Inquiry No. 6: Regarding what our sages said, that man is the center of reality, that the upper worlds and this corporeal world, and everything in them, were not created but for him, and obliged man to believe that the world had been created for him. It is seemingly hard to grasp, that for this small human, who grasps no more than a wisp of this world's reality, much less of the upper worlds, whose height is immeasurable, that the Creator troubled Himself to create all this for him. And also, why would man want all that?

When and for what purpose will a person ever be able to utilize all of this unattainable grandeur? We do not know anything about our very selves, about our lives, about what is around us; not about the generations that preceded us and that will come after us. All of this is concealed from us and we continue to live as before. In addition, here we are obligated to attain, and knowledge about the whole universe awaits us…

In order to understand these questions and inquiries, the trick is to start by looking at the end, that is, at the purpose of creation. For nothing can be understood in the middle of the process, but only at its end. And it is clear that there is no act without purpose, for only the insane can be found to act purposelessly.

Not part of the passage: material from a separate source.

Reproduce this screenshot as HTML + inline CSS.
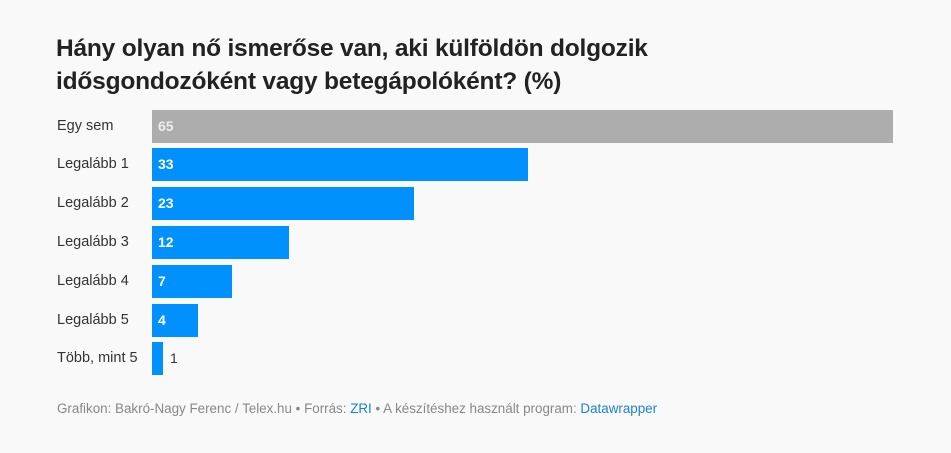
<!DOCTYPE html>
<html><head><meta charset="utf-8"><style>
body{margin:0;width:951px;height:453px;background:#f9f9f9;font-family:"Liberation Sans",sans-serif;position:relative;overflow:hidden}
.t{position:absolute;left:56px;top:32px;font-size:24.5px;font-weight:bold;color:#222;line-height:33px;letter-spacing:-0.2px}
.l{position:absolute;left:57px;font-size:14.5px;color:#333}
.b{position:absolute;left:152px;height:33px;background:#0091ff}
.v{position:absolute;font-size:14px;font-weight:bold;color:#fff}
.f{position:absolute;left:57px;top:401px;font-size:13.4px;color:#888}
.f span{color:#1d81d0}
</style></head><body>
<div class="t">Hány olyan nő ismerőse van, aki külföldön dolgozik<br>idősgondozóként vagy betegápolóként? (%)</div>

<div class="l" style="top:118px">Egy sem</div>
<div class="b" style="top:110px;width:741px;background:#adadad"></div>
<div class="v" style="left:158px;top:118px;color:#eee">65</div>

<div class="l" style="top:156px">Legalább 1</div>
<div class="b" style="top:148px;width:376px"></div>
<div class="v" style="left:158px;top:156px">33</div>

<div class="l" style="top:195px">Legalább 2</div>
<div class="b" style="top:187px;width:262px"></div>
<div class="v" style="left:158px;top:195px">23</div>

<div class="l" style="top:234px">Legalább 3</div>
<div class="b" style="top:226px;width:137px"></div>
<div class="v" style="left:158px;top:234px">12</div>

<div class="l" style="top:273px">Legalább 4</div>
<div class="b" style="top:265px;width:80px"></div>
<div class="v" style="left:158px;top:273px">7</div>

<div class="l" style="top:312px">Legalább 5</div>
<div class="b" style="top:304px;width:46px"></div>
<div class="v" style="left:158px;top:312px">4</div>

<div class="l" style="top:350px">Több, mint 5</div>
<div class="b" style="top:342px;width:11px"></div>
<div class="v" style="left:170px;top:350px;color:#333;font-weight:normal">1</div>

<div class="f">Grafikon: Bakró-Nagy Ferenc / Telex.hu • Forrás: <span>ZRI</span> • A készítéshez használt program: <span>Datawrapper</span></div>
</body></html>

I know that there are those who cast over their backs the burden of Torah and Mitzvot (commandments), saying the Creator has created reality, then left it alone; that because of the worthlessness of the creatures, it is not fitting for the exalted Creator to watch over their petty little ways. Indeed, without knowledge they have spoken, for it is not possible to comment on our nothingness and lowliness, before we decide that we have created ourselves with all our tarnished natures.

We really do not feel the hand of the Creator in our lives. He is concealed from us. He created us and seemingly has left us to the mercy of fate. Our entire problem lies in the fact that we are not able to see the end result of the thought of creation until we correct our Kelim. That is, until we replace our desire to receive with its opposite – the desire to bestow.